Pernikahan Anak, Pernikahan Paksa, dan Pernikahan Dini (Child, Early, and Forced Marriage) serta Pengasuhan Anak yang Tidak Diharapkan
Indonesia menempati peringkat ke-8 dengan pernikahan dini tertinggi di dunia, dengan satu dari sembilan perempuan yang sudah menikah sebelum berusia 18 tahun. Badan Pusat Statistik Indonesia (BPS) 2016 melaporkan bahwa sekitar 25% gadis menikah sebelum berusia 18 tahun. Pernikahan dini ini akan merampas kesempatan mereka untuk melanjutkan pendidikan dan proses perkembangan masa remaja lainnya. Beberapa hal yang mungkin dialami pada pernikahan dini, seperti isolasi dari keluarga, teman, dan masyarakat. Mereka mungkin juga mengalami kekerasan, hinaan, dan pemerasan. Gadis yang menikah dini sering kali hamil saat mereka masih anak-anak, memicu risiko yang lebih besar terhadap kesejahteraan mereka dan juga bayinya.

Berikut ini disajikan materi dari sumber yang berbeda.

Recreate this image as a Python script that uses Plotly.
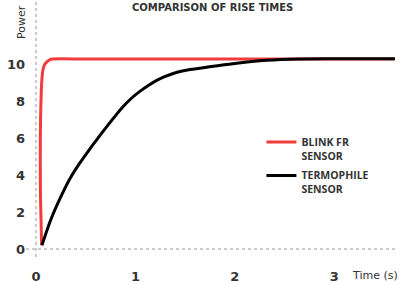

Pada akhir 2019 pemerintah membuat amandemen pada Hukum Pernikahan (1974). Hukum tersebut menambah batas minimal usia pernikahan para perempuan dari 16 menjadi 19 tahun sehingga sejajar dengan usia laki-laki, yaitu 19 tahun, yang keduanya dengan ijin orang tua. Usia pernikahan, baik dari laki-laki maupun perempuan, yang bisa menikah tanpa ijin orang tua adalah 21 tahun.

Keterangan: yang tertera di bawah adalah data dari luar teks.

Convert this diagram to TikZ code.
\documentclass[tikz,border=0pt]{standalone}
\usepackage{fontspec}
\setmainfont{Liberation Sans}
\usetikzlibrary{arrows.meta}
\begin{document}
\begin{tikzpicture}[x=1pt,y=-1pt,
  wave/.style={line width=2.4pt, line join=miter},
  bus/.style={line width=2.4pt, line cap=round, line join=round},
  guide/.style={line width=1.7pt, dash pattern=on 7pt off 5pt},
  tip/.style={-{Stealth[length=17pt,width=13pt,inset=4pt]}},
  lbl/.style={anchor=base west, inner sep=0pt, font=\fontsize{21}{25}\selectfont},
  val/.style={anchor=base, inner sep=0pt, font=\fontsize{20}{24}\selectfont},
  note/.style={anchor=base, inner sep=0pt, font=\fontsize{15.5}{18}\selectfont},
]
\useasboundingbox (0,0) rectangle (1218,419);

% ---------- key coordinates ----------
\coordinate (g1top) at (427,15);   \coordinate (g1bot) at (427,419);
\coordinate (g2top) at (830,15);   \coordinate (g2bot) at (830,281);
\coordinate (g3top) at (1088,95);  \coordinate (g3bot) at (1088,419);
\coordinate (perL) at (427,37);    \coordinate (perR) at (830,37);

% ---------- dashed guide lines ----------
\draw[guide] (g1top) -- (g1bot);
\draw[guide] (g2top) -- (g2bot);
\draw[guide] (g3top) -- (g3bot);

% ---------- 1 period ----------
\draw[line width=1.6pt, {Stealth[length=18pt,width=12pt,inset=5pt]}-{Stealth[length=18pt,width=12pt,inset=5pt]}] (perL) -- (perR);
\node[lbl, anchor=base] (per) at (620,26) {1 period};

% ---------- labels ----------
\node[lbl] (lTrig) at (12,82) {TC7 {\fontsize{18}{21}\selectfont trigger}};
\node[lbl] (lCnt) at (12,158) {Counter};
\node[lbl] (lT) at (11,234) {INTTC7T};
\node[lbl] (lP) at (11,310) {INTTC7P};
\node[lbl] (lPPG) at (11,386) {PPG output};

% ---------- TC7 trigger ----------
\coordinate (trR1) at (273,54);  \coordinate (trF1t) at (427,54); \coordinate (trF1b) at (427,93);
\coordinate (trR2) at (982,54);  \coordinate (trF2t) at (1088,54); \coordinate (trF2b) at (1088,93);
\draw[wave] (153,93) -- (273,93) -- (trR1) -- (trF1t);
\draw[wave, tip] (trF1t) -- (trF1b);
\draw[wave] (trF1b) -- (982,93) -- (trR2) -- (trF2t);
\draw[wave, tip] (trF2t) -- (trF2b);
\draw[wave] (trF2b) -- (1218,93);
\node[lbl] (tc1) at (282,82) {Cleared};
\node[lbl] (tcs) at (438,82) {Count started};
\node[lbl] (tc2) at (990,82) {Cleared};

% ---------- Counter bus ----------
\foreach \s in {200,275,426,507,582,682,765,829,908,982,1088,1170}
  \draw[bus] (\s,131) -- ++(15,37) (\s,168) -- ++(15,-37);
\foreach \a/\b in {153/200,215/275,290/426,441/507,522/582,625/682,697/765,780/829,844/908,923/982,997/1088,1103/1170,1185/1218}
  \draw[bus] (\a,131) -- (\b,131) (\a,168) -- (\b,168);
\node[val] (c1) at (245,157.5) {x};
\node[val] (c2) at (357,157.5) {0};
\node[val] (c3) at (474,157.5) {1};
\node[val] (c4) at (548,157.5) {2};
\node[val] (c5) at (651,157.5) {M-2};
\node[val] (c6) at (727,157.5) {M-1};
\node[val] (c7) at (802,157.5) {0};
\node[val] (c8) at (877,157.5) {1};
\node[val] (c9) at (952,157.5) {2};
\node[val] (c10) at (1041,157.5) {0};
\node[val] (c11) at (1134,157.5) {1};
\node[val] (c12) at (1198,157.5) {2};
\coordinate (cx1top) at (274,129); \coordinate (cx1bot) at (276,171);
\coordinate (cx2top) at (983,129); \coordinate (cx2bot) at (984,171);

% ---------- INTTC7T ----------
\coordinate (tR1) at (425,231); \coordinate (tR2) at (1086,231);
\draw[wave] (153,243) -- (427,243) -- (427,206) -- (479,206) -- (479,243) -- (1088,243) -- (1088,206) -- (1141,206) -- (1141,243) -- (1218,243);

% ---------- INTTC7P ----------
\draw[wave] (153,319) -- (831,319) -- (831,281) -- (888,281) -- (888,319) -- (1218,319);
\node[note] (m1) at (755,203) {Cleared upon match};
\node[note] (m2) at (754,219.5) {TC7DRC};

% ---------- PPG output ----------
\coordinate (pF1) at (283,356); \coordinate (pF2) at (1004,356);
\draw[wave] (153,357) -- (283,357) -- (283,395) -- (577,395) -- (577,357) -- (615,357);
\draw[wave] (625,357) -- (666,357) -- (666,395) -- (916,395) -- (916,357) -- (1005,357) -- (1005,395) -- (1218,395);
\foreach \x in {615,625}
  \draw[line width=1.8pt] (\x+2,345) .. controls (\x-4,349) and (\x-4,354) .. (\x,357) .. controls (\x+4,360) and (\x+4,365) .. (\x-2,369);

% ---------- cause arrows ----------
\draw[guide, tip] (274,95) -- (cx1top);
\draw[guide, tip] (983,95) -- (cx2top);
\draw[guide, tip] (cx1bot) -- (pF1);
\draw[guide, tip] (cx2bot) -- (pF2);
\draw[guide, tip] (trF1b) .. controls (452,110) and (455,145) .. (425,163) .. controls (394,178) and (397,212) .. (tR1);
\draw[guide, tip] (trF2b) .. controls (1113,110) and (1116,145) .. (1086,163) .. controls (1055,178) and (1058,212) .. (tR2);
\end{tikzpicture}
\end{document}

Beberapa kasus CEFM (WHO, 2015):
- Pernikahan anak atau pernikahan dini
- Pernikahan paksa akibat konflik (seperti saat perang)
- Widow inheritance (praktik sosial dan budaya yang mana seorang janda diharuskan menikahi kerabat laki-laki dari almarhum suaminya
- Menikah dengan penculik atau pemerkosa
Apa saja faktornya (sebagian besar di Indonesia)?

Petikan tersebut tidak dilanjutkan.